Cati
Couteau
Cinéaste
C'est aux Philippines que les Coréens du Pays des Épouvantails vont chercher les enfants et les épouses dont leur terre toxique ne peut plus garantir l'intégrité. Ce conte philosophique est le deuxième volet - après Le dernier repas, 2006 - du triptyque de Gyeong-tae Roh sur la pollution environnementale. Métaphore hypnotique introduite par la beauté blanche et énigmatique d'une danse propitiatoire exhumée des temps anciens, Land of Scarecrows est une méditation à la poésie décalée qui dessine avec une grande force visuelle le paysage futuriste et désespéré d'une industrialisation criminelle.

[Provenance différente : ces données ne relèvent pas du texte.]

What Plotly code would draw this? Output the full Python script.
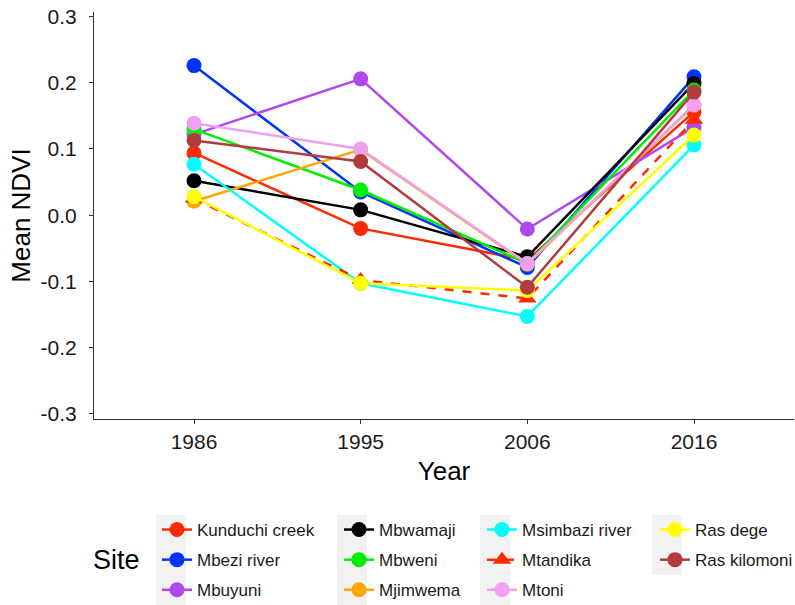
import plotly.graph_objects as go

years = ["1986", "1995", "2006", "2016"]

sites = ["Kunduchi creek", "Mbezi river", "Mbuyuni", "Mbwamaji", "Mbweni",
         "Mjimwema", "Msimbazi river", "Mtandika", "Mtoni", "Ras dege", "Ras kilomoni"]

kunduchi_creek = [0.094, -0.020, -0.068, 0.156]
mbezi_river = [0.226, 0.035, -0.079, 0.209]
mbuyuni = [0.122, 0.206, -0.021, 0.133]
mbwamaji = [0.052, 0.008, -0.063, 0.199]
mbweni = [0.130, 0.038, -0.073, 0.189]
mjimwema = [0.021, 0.099, -0.074, 0.166]
msimbazi_river = [0.077, -0.103, -0.153, 0.106]
mtandika = [0.025, -0.098, -0.126, 0.144]
mtoni = [0.139, 0.100, -0.073, 0.167]
ras_dege = [0.028, -0.103, -0.114, 0.121]
ras_kilomoni = [0.113, 0.081, -0.109, 0.186]

values = [kunduchi_creek, mbezi_river, mbuyuni, mbwamaji, mbweni, mjimwema,
          msimbazi_river, mtandika, mtoni, ras_dege, ras_kilomoni]

colors = ["#FF2A00", "#0033FF", "#B048F0", "#000000", "#00EE00", "#FFA500",
          "#00FFFF", "#FF2A00", "#F0A0F0", "#FFFF00", "#B03C3C"]
symbols = ["circle"] * 7 + ["triangle-up"] + ["circle"] * 3
dashes = ["solid"] * 7 + ["dash"] + ["solid"] * 3
legend_ids = ["legend", "legend", "legend", "legend2", "legend2", "legend2",
              "legend3", "legend3", "legend3", "legend4", "legend4"]

fig = go.Figure()
for i, name in enumerate(sites):
    fig.add_trace(go.Scatter(
        x=years, y=values[i], name=name, mode="lines+markers",
        line=dict(color=colors[i], width=2.5, dash=dashes[i]),
        marker=dict(color=colors[i], size=15 if symbols[i] == "circle" else 16,
                    symbol=symbols[i]),
        legend=legend_ids[i], legendgroup=name,
    ))

font_family = "Liberation Sans, Arial, sans-serif"
W = 700.0   # plot area width (px)
H = 407.0   # plot area height (px)
L = 94.0
B = 419.0


def px_x(px):
    return (px - L) / W


def px_y(py):
    return (B - py) / H


leg_common = dict(orientation="v", yanchor="top", xanchor="left",
                  bgcolor="rgba(0,0,0,0)", tracegroupgap=5,
                  font=dict(family=font_family, size=17, color="#1a1a1a"))
ly = px_y(512)
fig.update_layout(
    legend=dict(x=px_x(157), y=ly, **leg_common),
    legend2=dict(x=px_x(339), y=ly, **leg_common),
    legend3=dict(x=px_x(482), y=ly, **leg_common),
    legend4=dict(x=px_x(655), y=ly, **leg_common),
)

# legend key backgrounds
key_cols = [(156, 3), (337, 3), (480, 3), (652, 2)]
shapes = []
for xl, n in key_cols:
    shapes.append(dict(type="rect", xref="paper", yref="paper",
                       x0=px_x(xl), x1=px_x(xl + 30), y0=px_y(515 + n * 30), y1=px_y(515),
                       fillcolor="#F2F2F2", line=dict(width=0), layer="below"))

fig.update_layout(
    width=795, height=605,
    margin=dict(l=94, r=1, t=12, b=186, autoexpand=False),
    paper_bgcolor="white", plot_bgcolor="white",
    font=dict(family=font_family, color="#000000"),
    shapes=shapes,
    showlegend=True,
    annotations=[dict(text="Site", xref="paper", yref="paper",
                      x=px_x(116), y=px_y(560),
                      xanchor="center", yanchor="middle", showarrow=False,
                      font=dict(family=font_family, size=27, color="#000000"))],
)
fig.update_xaxes(
    type="category", range=[-0.6, 3.6],
    showline=True, linecolor="#333333", linewidth=1.2,
    ticks="outside", ticklen=4, tickcolor="#333333", tickwidth=1.1,
    showgrid=False, zeroline=False, ticklabelstandoff=0,
    tickfont=dict(size=21, color="#1a1a1a"),
    title=dict(text="Year", font=dict(size=26, color="#000000"), standoff=9),
)
fig.update_yaxes(
    range=[-0.308, 0.307],
    tickvals=[-0.3, -0.2, -0.1, 0.0, 0.1, 0.2, 0.3],
    ticktext=["-0.3", "-0.2", "-0.1", "0.0", "0.1", "0.2", "0.3"],
    showline=True, linecolor="#333333", linewidth=1.2,
    ticks="outside", ticklen=4, tickcolor="#333333", tickwidth=1.1,
    showgrid=False, zeroline=False, ticklabelstandoff=8,
    tickfont=dict(size=21, color="#1a1a1a"),
    title=dict(text="Mean NDVI", font=dict(size=26, color="#000000"), standoff=2),
)

fig.write_html("out.html", config={"displayModeBar": False},
               post_script="document.body.style.margin='0';document.body.style.overflow='hidden';")
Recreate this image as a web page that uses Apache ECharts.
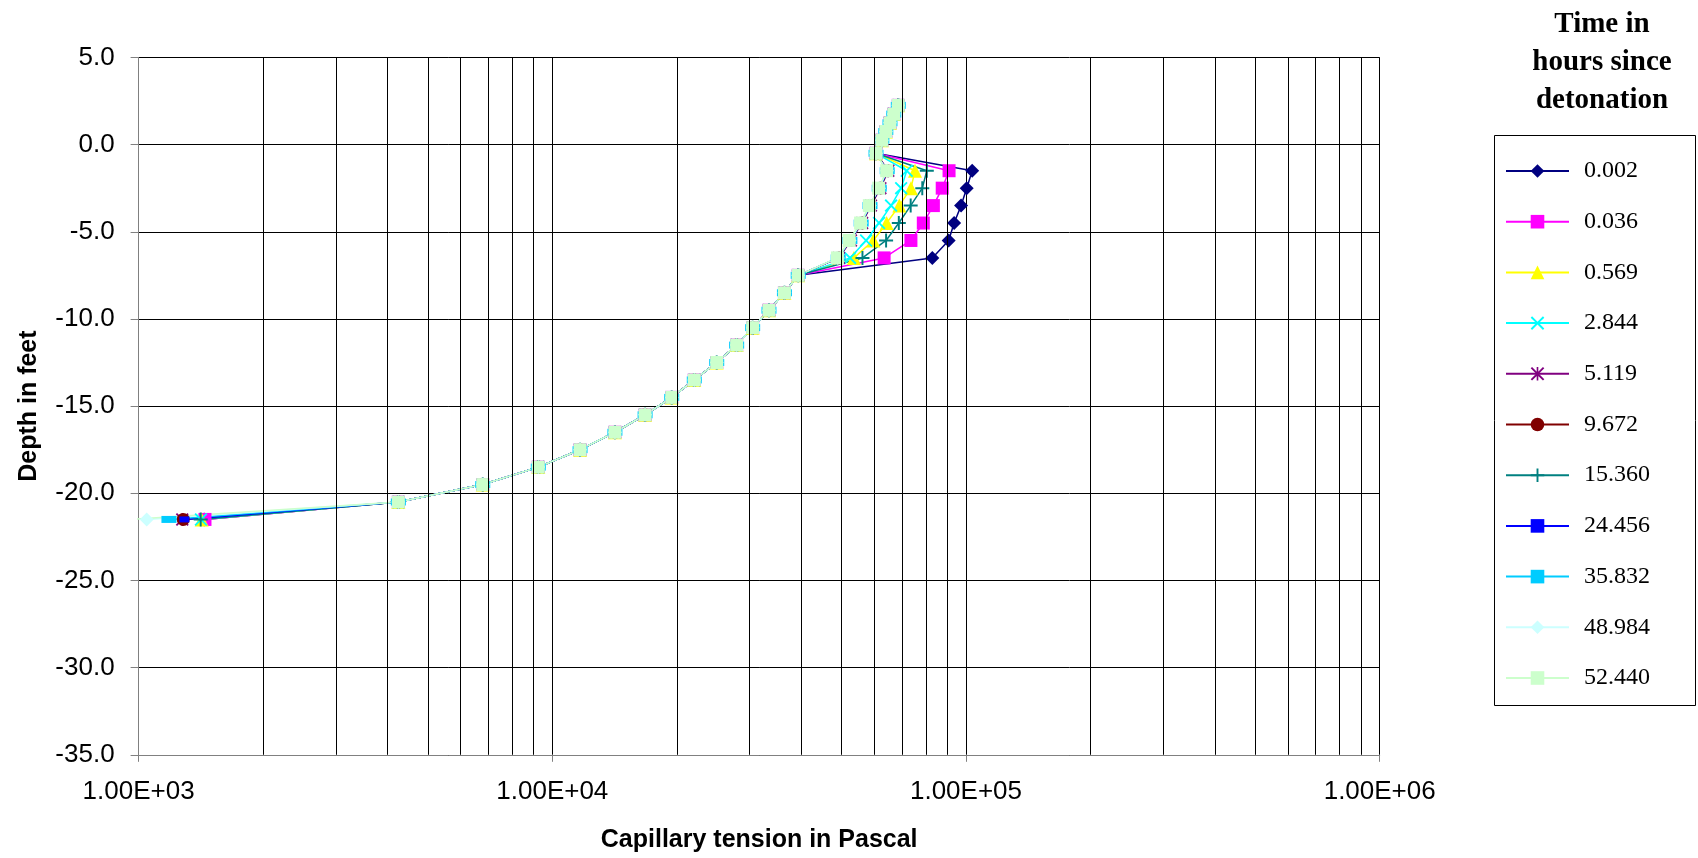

Un tableau ravageur, une anticipation déprimée : l'hybridation des espèces (les carpes à face humaine sont d'un surréalisme glaçant) ; dominée par les terrils, une terre comme un cloaque planté d'épouvantails, qui, plutôt que d'effrayer les oiseaux absents, semblent les effigies des humains sacrifiés. Des séquences en plans fixes campent ces territoires de désolation écologique et économique et raccordent quelques trajectoires de résistance à la déréliction : un jeune Coréen à la recherche de ses origines philippines, une plasticienne travestie en homme pour prendre femme aux Philippines, femme s'exilant en quête de sa fiction coréenne. Cherchant une alternative à la stérilité de leur pays ou à la misère de leur condition, ces personnages fragiles, marginaux, décalés, vont peut-être, en croisant leur solitude, inventer avec obstination leur propre espace de survie.